Berlin, 10. Juni 2016. Immer mehr Menschen in Deutschland sind betroffen: 3,4 Millionen Patienten haben schwere chronische Schmerzen. Dies geht aus Analysen ambulanter Diagnosedaten von ca. 72 Millionen GKV-Versicherten des Bundesversicherungsamtes (BVA) für das Jahr 2014 hervor. Für das Jahr 2013 berechnete das BVA noch 2,8 Millionen Patienten mit chronischen Schmerzen. Daraus ergibt sich eine Zunahme der chronischen Schmerzkrankheit um 21 Prozent innerhalb eines Jahres. Nur 1142 spezielle Schmerztherapeuten sind in Deutschland ambulant tätig. „Die schmerzmedizinische Unterversorgung in Deutschland steigt weiter an. Wir weisen die politisch Verantwortlichen von Kassenärztlicher Bundesvereinigung und Krankenkassen seit Jahren darauf hin. Aber es verändert sich nichts. Das Systemversagen ist offensichtlich und die Patienten sind die Leidtragenden. Jetzt wird es höchste Zeit, dass der Gesetzgeber eingreift“, erklärte Prof. Dr. Dr. Joachim Nadstawek, Vorsitzender des Berufsverbands der Ärzte und Psychologischen Psychotherapeuten in der Schmerz- und Palliativmedizin in Deutschland e.V. (BVSD).
Nach einem Volldatensatz des BVA zur vertragsärztlichen Versorgung wurden 2014 im ambulanten Bereich 3.430.300 Mal die ICD-Diagnosen F45.4 Anhaltende Schmerzstörung, F45.40 Anhaltende somatoforme Schmerzstörung, F45.41 Chronische Schmerzstörung mit somatischen und psychischen Faktoren, R52.1 Chronischer unbeeinflussbarer Schmerz und R52.2 Sonstiger chronischer Schmerz festgestellt. In 2.423.274 Fällen kodierten die Vertragsärzte diese Diagnose über zwei Quartale. Im stationären Sektor wurde in 29.519 Fällen eine „Chronische Schmerzkrankheit“ diagnostiziert.
Der BVSD fordert, eine bislang nicht gegebene flächendeckende schmerzmedizinische Versorgung von Patienten mit chronischen Schmerzen in Deutschland sicherzustellen. „Bloße Absichtserklärungen lösen den dringenden Handlungsbedarf nicht. Wir appellieren an den Gesetzgeber, die Zügel in die Hand zu nehmen und durch gesetzliche Fristsetzung, die gemeinsame Selbstverwaltung zum Handeln zu zwingen. Denn ohne den notwendigen gesetzlichen Druck wird sich nichts bewegen“, sagt Nadstawek.
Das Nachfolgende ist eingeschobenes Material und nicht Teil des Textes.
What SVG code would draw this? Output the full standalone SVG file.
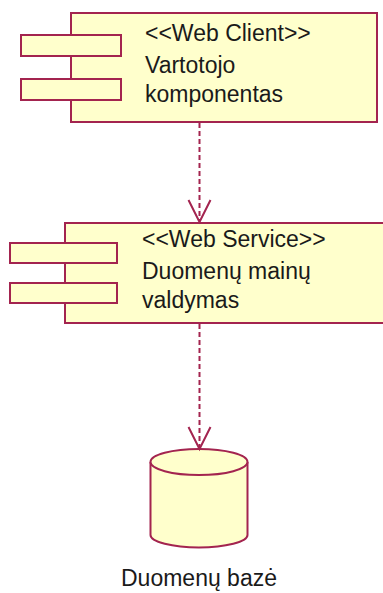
<svg xmlns="http://www.w3.org/2000/svg" width="383" height="593" viewBox="0 0 383 593">
<style>
.box{fill:#ffffcc;stroke:#a3244f;stroke-width:2}
.t{font-family:"Liberation Sans",Arial,sans-serif;font-size:23px;fill:#1a1a1a}
.dep{fill:none;stroke:#a3244f;stroke-width:2;stroke-dasharray:5 3}
.head{fill:none;stroke:#a3244f;stroke-width:2}
</style>
<rect width="383" height="593" fill="#ffffff"/>
<g id="web-client">
<rect class="box" x="71" y="13" width="306" height="109"/>
<rect class="box" x="21" y="35" width="100" height="21"/>
<rect class="box" x="21" y="79" width="100" height="21"/>
<text class="t" x="145" y="41">&lt;&lt;Web Client&gt;&gt;</text>
<text class="t" x="145" y="73">Vartotojo</text>
<text class="t" x="145" y="102">komponentas</text>
</g>
<g id="web-service">
<rect class="box" x="65" y="223" width="330" height="100"/>
<rect class="box" x="10" y="243" width="107" height="20"/>
<rect class="box" x="10" y="283" width="107" height="20"/>
<text class="t" x="142" y="247">&lt;&lt;Web Service&gt;&gt;</text>
<text class="t" x="142" y="279">Duomenų mainų</text>
<text class="t" x="142" y="308">valdymas</text>
</g>
<g id="database">
<path class="box" d="M150.5,462 L150.5,535 A48.5,12.5 0 0 0 247.5,535 L247.5,462"/>
<ellipse class="box" cx="199" cy="462" rx="48.5" ry="13"/>
<text class="t" x="199" y="586" text-anchor="middle">Duomenų bazė</text>
</g>
<g id="connectors">
<line class="dep" x1="199.5" y1="123" x2="199.5" y2="221"/>
<polyline class="head" points="188.5,200 199.5,222 210.5,200"/>
<line class="dep" x1="199.5" y1="324" x2="199.5" y2="448"/>
<polyline class="head" points="188.5,427 199.5,449 210.5,427"/>
</g>
</svg>
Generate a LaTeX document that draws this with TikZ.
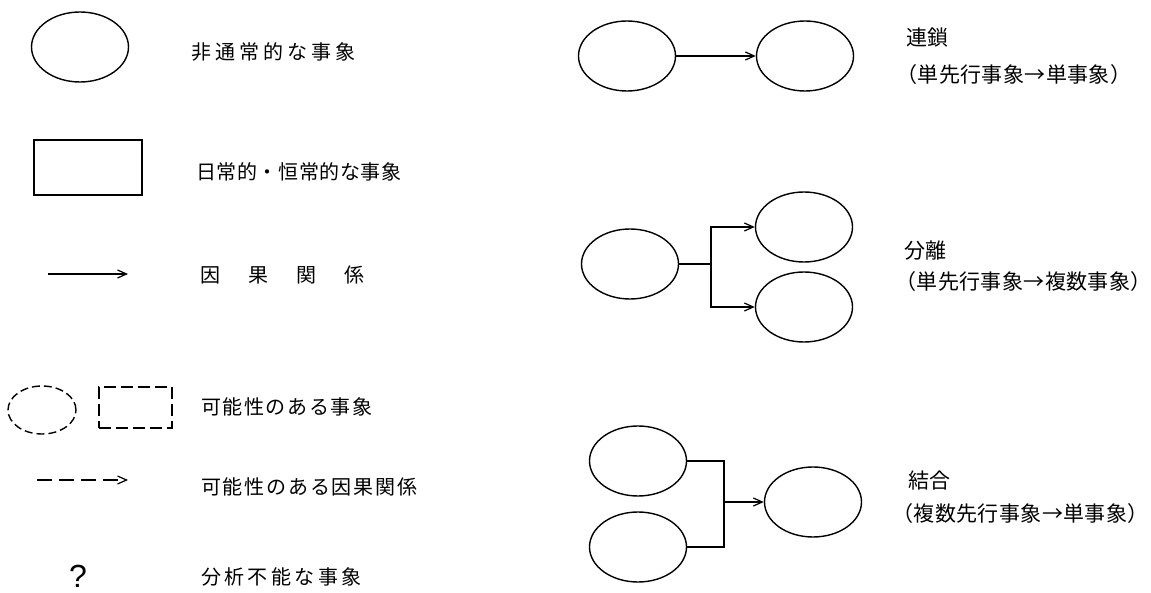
\documentclass[tikz,border=0pt]{standalone}
\usepackage{fontspec}
\setmainfont{Noto Sans CJK JP}
\newfontfamily\jp{Noto Sans CJK JP}
\newfontfamily\jpR[LetterSpace=2]{Noto Sans CJK JP}
\newfontfamily\jpA[LetterSpace=20]{Noto Sans CJK JP}
\newfontfamily\jpB[LetterSpace=3]{Noto Sans CJK JP}
\newfontfamily\jpC[LetterSpace=8]{Noto Sans CJK JP}
\newfontfamily\jpE[LetterSpace=9]{Noto Sans CJK JP}
\newfontfamily\jpD[LetterSpace=17]{Noto Sans CJK JP}
\newfontfamily\qfont{Liberation Sans}
\usetikzlibrary{shapes.geometric,arrows.meta}
\begin{document}
\begin{tikzpicture}[x=1pt,y=-1pt,
  ev/.style={draw, ellipse, line width=1.4pt, minimum width=97pt, minimum height=70pt, inner sep=0pt},
  dev/.style={draw, ellipse, line width=1.4pt, dash pattern=on 8pt off 4pt, minimum width=68pt, minimum height=48pt, inner sep=0pt},
  box/.style={draw, rectangle, line width=1.5pt, minimum width=108pt, minimum height=55pt, inner sep=0pt},
  dbox/.style={draw, rectangle, line width=1.5pt, dash pattern=on 12pt off 5pt, minimum width=73pt, minimum height=41pt, inner sep=0pt},
  ln/.style={line width=1.2pt},
  arr/.style={line width=1.2pt, -{Straight Barb[length=9pt,width=8pt]}},
  darr/.style={arr, dash pattern=on 15pt off 7pt},
  lbl/.style={anchor=west, inner sep=0pt},
  f0/.style={font={\jp\fontsize{20}{24}\selectfont}},
  fR/.style={font={\jpR\fontsize{21}{25}\selectfont}},
  fA/.style={font={\jpA\fontsize{20}{24}\selectfont}},
  fB/.style={font={\jpB\fontsize{20}{24}\selectfont}},
  fC/.style={font={\jpC\fontsize{20}{24}\selectfont}},
  fE/.style={font={\jpE\fontsize{20}{24}\selectfont}},
  fD/.style={font={\jpD\fontsize{20}{24}\selectfont}}
]
\useasboundingbox[fill=white] (0,0) rectangle (1151,593);

% ---------- legend ----------
\node[ev] (l1) at (80,47) {};
\node[lbl,fA] (t1) at (191,52) {非通常的な事象};

\node[box] (l2) at (88,167.5) {};
\node[lbl,fB] (t2) at (196,172) {日常的・恒常的な事象};

\coordinate (a1s) at (48,274);
\coordinate (a1e) at (128,274);
\draw[arr] (a1s) -- (a1e);
\node[lbl,f0] (t3) at (200,275) {因\hspace{28pt}果\hspace{28pt}関\hspace{28pt}係};

\node[dev] (l4a) at (42,410) {};
\node[dbox] (l4b) at (135.5,407.5) {};
\node[lbl,fC] (t4) at (201,407) {可能性のある事象};

\coordinate (a2s) at (37,480);
\coordinate (a2e) at (128,480);
\draw[darr] (a2s) -- (a2e);
\node[lbl,fE] (t5) at (201,487) {可能性のある因果関係};

\node[inner sep=0pt, anchor=base, font={\qfont\fontsize{32}{32}\selectfont}] (q) at (78,587) {?};
\node[lbl,fD] (t6) at (201,577) {分析不能な事象};

% ---------- chain ----------
\node[ev] (ch1) at (627,56) {};
\node[ev] (ch2) at (805,56) {};
\draw[arr] (ch1) -- (ch2);
\node[lbl,fR] (t7) at (906,38) {連鎖};
\node[lbl,fR] (t8) at (896,75) {（単先行事象→単事象）};

% ---------- branch ----------
\node[ev] (br0) at (630,264) {};
\node[ev] (br1) at (804,227) {};
\node[ev] (br2) at (804,307) {};
\coordinate (bj) at (711,264);
\draw[ln] (br0) -- (bj);
\draw[arr] (bj) |- (br1);
\draw[arr] (bj) |- (br2);
\node[lbl,fR] (t9) at (904,251) {分離};
\node[lbl,fR] (t10) at (895,282) {（単先行事象→複数事象）};

% ---------- merge ----------
\node[ev] (mg1) at (638,461) {};
\node[ev] (mg2) at (638,547) {};
\node[ev] (mg3) at (813,502) {};
\coordinate (mj) at (724,502);
\draw[ln] (mg1) -| (mj);
\draw[ln] (mg2) -| (mj);
\draw[arr] (mj) -- (mg3);
\node[lbl,fR] (t11) at (908,481) {結合};
\node[lbl,fR] (t12) at (892,514) {（複数先行事象→単事象）};
\end{tikzpicture}
\end{document}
Zudem fordert der BVSD den Gemeinsamen Bundesausschuss auf, Regelungen in der Bedarfsplanungs-Richtlinie zu schaffen, die dazu führen, dass die Zulassungsausschüsse bei der Neubesetzung von Arztsitzen mit Versorgungsschwerpunkten in Schmerz- oder Palliativmedizin diese wieder gezielt an Ärzte vergeben, die hier ebenfalls tätig sind. Anreize müssten geschaffen werden, dass künftig mehr Ärzte eine Weiterbildung in Spezieller Schmerztherapie absolvierten.
Der über seine Landesverbände bundesweit organisierte BVSD vertritt die berufspolitischen Interessen aller schmerztherapeutisch und in der Palliativmedizin tätigen Ärzte und Psychologischen Psychotherapeuten und setzt sich für die weitere qualitative und strukturelle Entwicklung der Allgemeinen und Speziellen Schmerztherapie und der Palliativmedizin ein. Schwerpunkte der Verbandsarbeit liegen in der Vertragsentwicklung und im Kooperationsmanagement sowie in der Qualitätssicherung und im -management.